Tartan Army of one, maybe none
While Rory decides which kind of Irishman he will at the next Olympics, we in Scotland have another wee sporting political conundrum. With Monty not selected to captain the European Ryder Cup Team when it’s held here in 2014 and Paul Lawrie unlikely to repeat his remarkable feat of making the team, will we see the event taking place in Scotland without a Scot featuring centre stage? Successive governments have backed the Club Golf initiative for over a decade to the tune of around £500,000 a year, seeking to encourage and develop a pathway for the game and we are still not quite making the green. First minister Alex Salmond might be the nearest we get to a golfer on the tee. Just goes to show that in sport even when you have a plan it doesn’t always pan out the way you thought it would.

Knock me Down with a Feather
Pardon the weak headline but a Scottish newspaper’s front page nicked in front of me with Unlucky White Feather, which is a play on a Scottish saying coined by a comedy writer whose depressive street vendor character was always experiencing misfortune. After regaling the viewers with various tales of woe, the sketches always ended with him offering the camera his main product: “Lucky white heather?” Not unlike our own Olympic and US Open champion Andy Murray losing to Novak Djorkovic at the Australian Open because at an apparently critical moment during the second tie-break a feather floated in front of him and he stopped his serve to remove it from court. The Murray then double faulted, lost the tie-break, the next set and the match. I rather thought the guy on the other side of the net played his part too, just a wee bit, with a fantastic display of skills and endurance but I appear to be in a minority.

Your country needs you (for eight days anyway)
The call has gone out (again) for volunteers for the 2014 Commie Games in Glasgow. By Commie I mean, of course, Commonwealth, previously known as the Empire, dear boy. CVs will soon be burgeoned with voluntary summaries by keen-eyed individuals looking for a step on the sports development administration trail (and good luck to them, I say) as well as by more generally motivated citizens. I believe it will be a great time for the city and the country but I also think Scotland should avoid trying to make it look like some kind of  Olympics Lite affair. The Scottish media, well BBC Scotland, have already got themselves into an identity crisis mindset just covering the volunteer call launch. Glasgow 2014 organisers had brought up some of the Olympic choir (who knew we had one of those?) to Glasgow Central Station to serenade commuters arriving for a day at the office. The 2014 advance volunteer guard were also there to buttonhole the poor beggars. As if this wasn’t confusing enough for the punters -- Olympic choir, Commonwealth Games – the BBC piece also spliced in footage of Jess Ennis winning her heptathlon gold and Mo doing his stuff with a voiceover saying, wouldn’t it be fantastic if we could see and cheer that on again at the Commonwealths? Well not exactly, as the home Scottish crowd would then be seeing another medal for our greatest sporting rival clocking up on the medal board. I’m sure that as current Olympic champions compete the event results will be pretty close to the scenario in the piece and our crowd will respectfully recognise winning performances, but I’m not sure it will be another ‘heady experience’. To be fair, Auntie Beeb did include Chris Hoy, Katherine Grainger and some other Scottish athletes whose sports aren’t part of the Commonwealth events programme but, hey, let’s not let the facts get in the way of sloppy journalism.

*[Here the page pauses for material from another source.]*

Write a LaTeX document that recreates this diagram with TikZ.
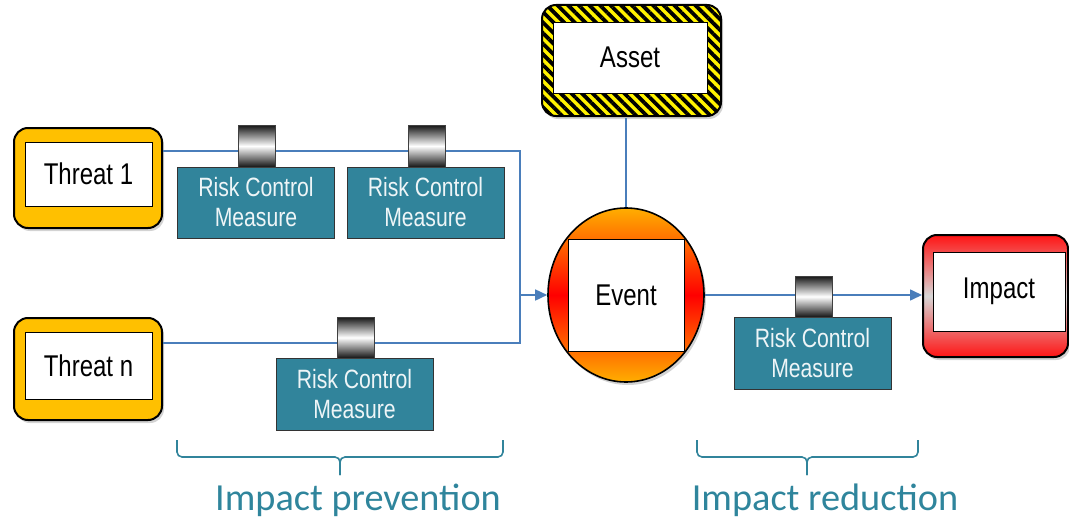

And on the subject of national rivalries...
The Calcutta Cup fast approaches with Scotland’s Dutch and Zimbabwean warriors taking on the might of England’s South Sea Islanders and South Africans. Oh, how I love the purity of international, professional sport at its best. I’ll still be watching of course, just as avidly as if it were Bannockburn all over again and will do at least until the 4G synthetic pitches kick in and change the game forever. I’d settle for another 13-14 scoreline too as we are the away team this year but, with Scott ‘Not a Scot’ Johnson talking a far better game than his boys could ever deliver, I may be disappointed.
Historical footnote. Both armies at Bannockburn comprised a range of different nationalities. The Irish were definitely present on the Scottish side, so can we just borrow O’Driscoll, Tommy Bowe, and I’d have O’Connell out of retirement too while we’re at it. Flower of Scotland lyrics on a handout anyone?